Joyce Escano, vincitrice di Bake Off: Le mie lacrime una terapia psicanalitica

Joyce Escano, vincitrice di Bake Off: Le mie lacrime una terapia psicanalitica
La vincitrice del talent show per aspiranti pasticceri di Real Time si racconta a TvZoom: il percorso di gara, il rapporto coi giudici, l'avversario più temibile, il libro di ricette in arrivo come premio.

Joyce Escano: “Ho legato molto con Lorenzo, ma l’avversario più temibile era Bartolomeo”

Si chiama Joyce Escano, è originaria delle Filippine, ha trent’anni, un marito e una figlia. Come l’altro Joyce (James), segue un flusso di coscienza ed è sensibile alle epifanie, gli episodi della vita che contengono un significato rivelatore. Queste ultime, l’hanno portata a iscriversi alla quarta edizione di Bake Off Italia su Real Time (canale 31 dtt). E a vincerla. Sbaragliando la concorrenza. «Soprattutto Bartolomeo, l’avversario più temibile», dice lei. «Ieri ho visto la finale assieme alla mia famiglia e ai miei amici, eravamo in 51», continua. «C’era anche Lorenzo, il concorrente ingegnere. Siamo in ottimi rapporti, si è fatto cinque ore di treno dalle Marche per venire da noi. Realizzeremo assieme alcune videoricette natalizie».

Quanto è stato difficile tacere sulla vittoria fino alla messa in onda della puntata?

Quando gli amici mi chiedevano come fosse andata, nicchiavo. Mi trinceravo dietro un classico: “Poteva andare meglio”. Quando hanno saputo della mia vittoria, me ne hanno dette di tutti i colori. In realtà non ho mentito, la ricetta del mio cavallo di battaglia, nel programma, davvero avrei potuto eseguirla meglio.

Quando ha capito che avrebbe potuto vincere?

Quando è uscito Bartolomeo. Temevo lui più di tutti gli altri. Sulla teoria era preparatissimo.

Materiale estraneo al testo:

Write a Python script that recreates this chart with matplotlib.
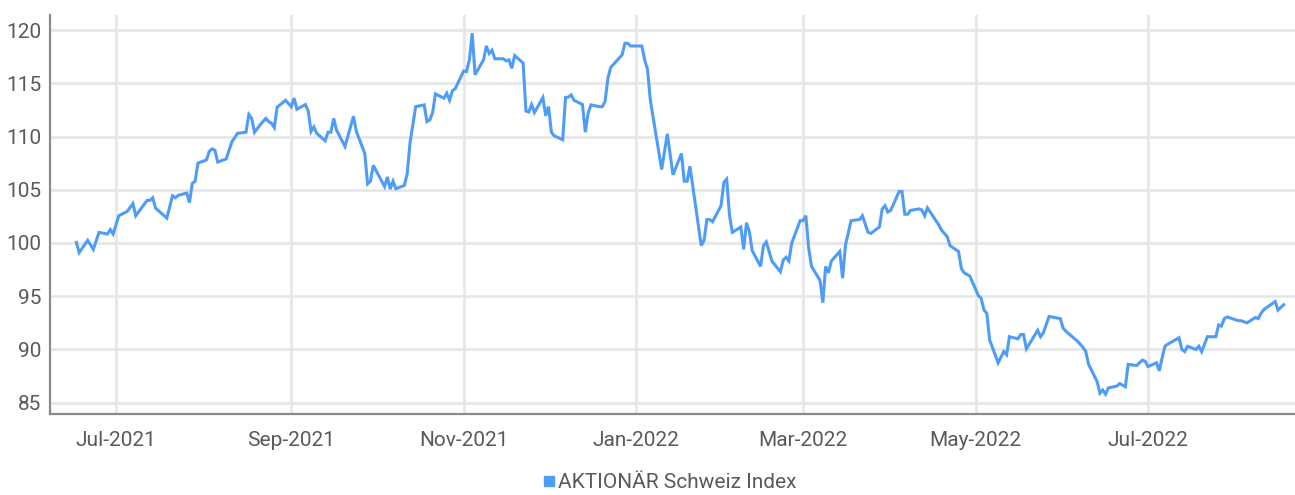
import pandas as pd
from matplotlib import pyplot as plt, dates
from matplotlib.lines import Line2D

plt.rcParams["font.family"] = ["Roboto", "DejaVu Sans"]

# trading days (approximate)
DATES = [
    "2021-06-17", "2021-06-18", "2021-06-21", "2021-06-23", "2021-06-25",
    "2021-06-28", "2021-06-29", "2021-06-30", "2021-07-02", "2021-07-05",
    "2021-07-07", "2021-07-08", "2021-07-12", "2021-07-13", "2021-07-14",
    "2021-07-15", "2021-07-19", "2021-07-21", "2021-07-22", "2021-07-23",
    "2021-07-26", "2021-07-27", "2021-07-28", "2021-07-29", "2021-07-30",
    "2021-08-02", "2021-08-03", "2021-08-04", "2021-08-05", "2021-08-06",
    "2021-08-09", "2021-08-11", "2021-08-13", "2021-08-16", "2021-08-17",
    "2021-08-18", "2021-08-19", "2021-08-21", "2021-08-23", "2021-08-24",
    "2021-08-25", "2021-08-26", "2021-08-27", "2021-08-30", "2021-09-01",
    "2021-09-02", "2021-09-03", "2021-09-06", "2021-09-07", "2021-09-08",
    "2021-09-09", "2021-09-10", "2021-09-13", "2021-09-14", "2021-09-15",
    "2021-09-16", "2021-09-17", "2021-09-20", "2021-09-23", "2021-09-24",
    "2021-09-27", "2021-09-28", "2021-09-29", "2021-09-30", "2021-10-04",
    "2021-10-05", "2021-10-06", "2021-10-07", "2021-10-08", "2021-10-11",
    "2021-10-12", "2021-10-13", "2021-10-15", "2021-10-18", "2021-10-19",
    "2021-10-20", "2021-10-21", "2021-10-22", "2021-10-25", "2021-10-26",
    "2021-10-27", "2021-10-28", "2021-10-29", "2021-11-01", "2021-11-02",
    "2021-11-03", "2021-11-04", "2021-11-05", "2021-11-08", "2021-11-09",
    "2021-11-10", "2021-11-11", "2021-11-12", "2021-11-15", "2021-11-16",
    "2021-11-17", "2021-11-18", "2021-11-19", "2021-11-22", "2021-11-23",
    "2021-11-24", "2021-11-25", "2021-11-26", "2021-11-29", "2021-11-30",
    "2021-12-01", "2021-12-02", "2021-12-03", "2021-12-06", "2021-12-07",
    "2021-12-08", "2021-12-09", "2021-12-10", "2021-12-13", "2021-12-14",
    "2021-12-15", "2021-12-16", "2021-12-19", "2021-12-20", "2021-12-21",
    "2021-12-22", "2021-12-23", "2021-12-27", "2021-12-28", "2021-12-29",
    "2021-12-30", "2022-01-03", "2022-01-04", "2022-01-05", "2022-01-06",
    "2022-01-10", "2022-01-12", "2022-01-14", "2022-01-17", "2022-01-18",
    "2022-01-19", "2022-01-20", "2022-01-24", "2022-01-25", "2022-01-26",
    "2022-01-27", "2022-01-28", "2022-01-31", "2022-02-01", "2022-02-02",
    "2022-02-03", "2022-02-04", "2022-02-07", "2022-02-08", "2022-02-09",
    "2022-02-10", "2022-02-11", "2022-02-14", "2022-02-15", "2022-02-16",
    "2022-02-18", "2022-02-21", "2022-02-22", "2022-02-23", "2022-02-24",
    "2022-02-25", "2022-02-28", "2022-03-01", "2022-03-02", "2022-03-03",
    "2022-03-04", "2022-03-07", "2022-03-08", "2022-03-09", "2022-03-10",
    "2022-03-11", "2022-03-14", "2022-03-15", "2022-03-16", "2022-03-18",
    "2022-03-21", "2022-03-22", "2022-03-24", "2022-03-25", "2022-03-28",
    "2022-03-29", "2022-03-30", "2022-03-31", "2022-04-01", "2022-04-04",
    "2022-04-05", "2022-04-06", "2022-04-07", "2022-04-08", "2022-04-11",
    "2022-04-12", "2022-04-13", "2022-04-14", "2022-04-18", "2022-04-19",
    "2022-04-21", "2022-04-22", "2022-04-25", "2022-04-26", "2022-04-27",
    "2022-04-29", "2022-05-02", "2022-05-03", "2022-05-04", "2022-05-05",
    "2022-05-06", "2022-05-09", "2022-05-11", "2022-05-12", "2022-05-13",
    "2022-05-16", "2022-05-17", "2022-05-18", "2022-05-19", "2022-05-23",
    "2022-05-24", "2022-05-25", "2022-05-27", "2022-05-31", "2022-06-01",
    "2022-06-02", "2022-06-06", "2022-06-08", "2022-06-09", "2022-06-10",
    "2022-06-13", "2022-06-14", "2022-06-15", "2022-06-16", "2022-06-17",
    "2022-06-20", "2022-06-21", "2022-06-23", "2022-06-24", "2022-06-27",
    "2022-06-29", "2022-06-30", "2022-07-01", "2022-07-04", "2022-07-05",
    "2022-07-06", "2022-07-07", "2022-07-08", "2022-07-12", "2022-07-13",
    "2022-07-14", "2022-07-15", "2022-07-18", "2022-07-19", "2022-07-20",
    "2022-07-22", "2022-07-25", "2022-07-26", "2022-07-27", "2022-07-28",
    "2022-07-29", "2022-08-02", "2022-08-03", "2022-08-05", "2022-08-08",
    "2022-08-09", "2022-08-10", "2022-08-11", "2022-08-15", "2022-08-16",
    "2022-08-18",
]

VALUES = [
    100.06, 99.1, 100.25, 99.4, 101.0,
    100.84, 101.25, 100.84, 102.56, 102.97,
    103.7, 102.56, 104.0, 104.0, 104.25,
    103.28, 102.34, 104.44, 104.25, 104.47,
    104.69, 103.8, 105.6, 105.8, 107.5,
    107.8, 108.6, 108.84, 108.7, 107.6,
    107.9, 109.5, 110.3, 110.4, 112.06,
    111.7, 110.4, 111.1, 111.7, 111.4,
    111.25, 110.84, 112.75, 113.4, 112.8,
    113.6, 112.56, 113.0, 112.4, 110.47,
    110.9, 110.3, 109.6, 110.4, 110.4,
    111.7, 110.6, 109.06, 111.9, 110.5,
    108.4, 105.56, 105.8, 107.3, 105.3,
    106.2, 105.06, 105.8, 105.1, 105.4,
    106.5, 109.4, 112.8, 112.97, 111.4,
    111.56, 112.25, 114.0, 113.6, 114.06,
    113.4, 114.3, 114.5, 116.16, 116.1,
    117.2, 119.7, 115.8, 117.2, 118.5,
    117.8, 118.1, 117.3, 117.3, 117.1,
    117.2, 116.4, 117.6, 116.9, 112.4,
    112.3, 113.0, 112.25, 113.66, 111.94,
    112.8, 110.4, 110.06, 109.7, 113.66,
    113.7, 113.9, 113.4, 113.0, 110.4,
    112.2, 112.97, 112.8, 112.8, 113.3,
    115.5, 116.5, 117.66, 118.75, 118.75,
    118.5, 118.5, 117.2, 116.3, 113.4,
    106.9, 110.25, 106.4, 108.4, 105.8,
    105.8, 107.2, 99.75, 100.25, 102.2,
    102.2, 102.0, 103.5, 105.7, 106.0,
    102.6, 101.0, 101.5, 99.4, 101.9,
    101.1, 99.3, 97.8, 99.75, 100.1,
    98.3, 97.3, 98.4, 98.66, 98.3,
    100.0, 102.1, 102.1, 102.56, 99.5,
    97.8, 96.5, 94.4, 97.8, 97.2,
    98.3, 99.2, 96.7, 99.8, 102.1,
    102.2, 102.56, 101.0, 100.9, 101.5,
    103.2, 103.5, 102.9, 103.06, 104.84,
    104.84, 102.7, 102.7, 103.06, 103.2,
    103.1, 102.56, 103.3, 101.7, 101.2,
    100.6, 99.75, 99.2, 97.6, 97.2,
    96.9, 95.06, 94.8, 93.7, 93.4,
    90.9, 88.75, 89.8, 89.5, 91.2,
    91.0, 91.4, 91.4, 90.06, 91.8,
    91.2, 91.56, 93.1, 92.9, 92.0,
    91.7, 90.8, 90.2, 89.8, 88.6,
    87.0, 85.9, 86.2, 85.8, 86.4,
    86.56, 86.8, 86.5, 88.6, 88.5,
    89.0, 88.9, 88.4, 88.75, 88.0,
    89.2, 90.3, 90.5, 91.1, 90.0,
    89.8, 90.3, 90.0, 90.3, 89.8,
    91.2, 91.2, 92.3, 92.2, 92.9,
    93.06, 92.7, 92.7, 92.5, 93.0,
    92.9, 93.4, 93.75, 94.5, 93.7,
    94.2,
]

SERIES_NAME = "AKTIONÄR Schweiz Index"
Y_TICKS = [85, 90, 95, 100, 105, 110, 115, 120]

LINE_COLOR = "#4f9cf7"
GRID_COLOR = "#e6e6e6"
SPINE_COLOR = "#8a8a8a"
TEXT_COLOR = "#5a5a5a"


def make_line_graph():
    """
    Draw the index line
    """
    d_f = pd.DataFrame({"Date": pd.to_datetime(DATES), "Value": VALUES})

    fig = plt.figure(figsize=(12.95, 4.95), dpi=100)
    axes = fig.add_axes([0.0386, 0.1636, 0.9614, 0.8061])

    axes.plot(d_f["Date"], d_f["Value"], color=LINE_COLOR, linewidth=2.2,
              solid_joinstyle="miter", zorder=3)

    axes.set_xlim(pd.Timestamp("2021-06-07 16:00"), pd.Timestamp("2022-08-22"))
    axes.set_ylim(83.94, 121.41)
    axes.set_yticks(Y_TICKS)

    axes.xaxis.set_major_locator(dates.MonthLocator(bymonth=[1, 3, 5, 7, 9, 11]))
    axes.xaxis.set_major_formatter(dates.DateFormatter("%b-%Y"))

    axes.grid(True, color=GRID_COLOR, linewidth=1.9, zorder=0)
    axes.set_axisbelow(True)

    for side in ["top", "right"]:
        axes.spines[side].set_visible(False)
    for side in ["left", "bottom"]:
        axes.spines[side].set_color(SPINE_COLOR)
        axes.spines[side].set_linewidth(1.6)

    axes.tick_params(axis="y", length=0, pad=6, labelsize=15,
                     labelcolor=TEXT_COLOR)
    axes.tick_params(axis="x", length=0, pad=12, labelsize=15,
                     labelcolor=TEXT_COLOR)

    handle = Line2D([], [], color=LINE_COLOR, marker="s", linestyle="none",
                    markersize=7)
    fig.legend([handle], [SERIES_NAME], loc="center",
               bbox_to_anchor=(0.517, 0.025), frameon=False, fontsize=15,
               labelcolor=TEXT_COLOR, handletextpad=0.1, handlelength=0.6,
               borderaxespad=0)

    plt.savefig("out.png", dpi=100)


make_line_graph()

Al cospetto dei giudici ha avuto reazioni differenti a seconda delle situazioni.

All’inizio ero terrorizzata dal maestro Knam. Poi ho scoperto la sua indole affabile. Sa premiare il merito e, nelle ultime puntate, non vedevo l’ora che assaggiasse i miei dolci. Con Antonio Martino, invece, mi sono trovata in difficoltà. Lui non guarda tanto alla tecnica, quanto al cuore. Io di passione ne ho tanta, ma la pasticceria è soprattutto tecnica, perché è una scienza esatta.

Il momento peggiore del suo percorso?

Quando ho preparato la “Torta famiglia”. Usare lo stampo dei Campionati mondiali è stato difficile, mi sono pentita della scelta, sapevo che non sarebbe venuta come avrei voluto. In più, io avevo a disposizione soltanto un normale abbattitore, ai campionati mondiali hanno invece utilizzato il ghiaccio secco. Mi sentivo scoraggiata. Ma alla fine me la sono cavata.

Ha esorcizzato i momenti di scoramento con buone dosi di lacrime.

Piangevo soprattutto nel confessionale. Era quasi una seduta di psicanalisi, potevo allentare la tensione e scaricarmi. A casa, di solito, non piango facilmente. Mio marito è rimasto sorpreso nel vedermi lacrimare. Ma dentro di me c’era una tempesta: l’emozione della gara, la consapevolezza di non poter vedere la mia famiglia, soprattutto mia figlia.

A casa che le hanno detto?

Che ho meritato di vincere. Dedico la vittoria ai miei genitori, senza i loro sacrifici non sarei qui, e agli appassionati di pasticceria che, come me, rinunciano a dormire per svegliarsi all’alba e verificare gli impasti.

Quando è arrivata la folgorazione per la pasticceria?

Quando, una sera a casa di mia suocera, ho visto il programma Peccati di Gola, di Luca Montersino. Da lì è arrivata l’ispirazione. Ho iniziato a studiare come una matta. Poi mi sono licenziata dal lavoro per seguire il mio sogno.

Ora il sogno come si concretizza?

Studiando ancora, perché “chi si forma non si ferma”. Con l’obiettivo di lavorare in un laboratorio professionale di pasticceria.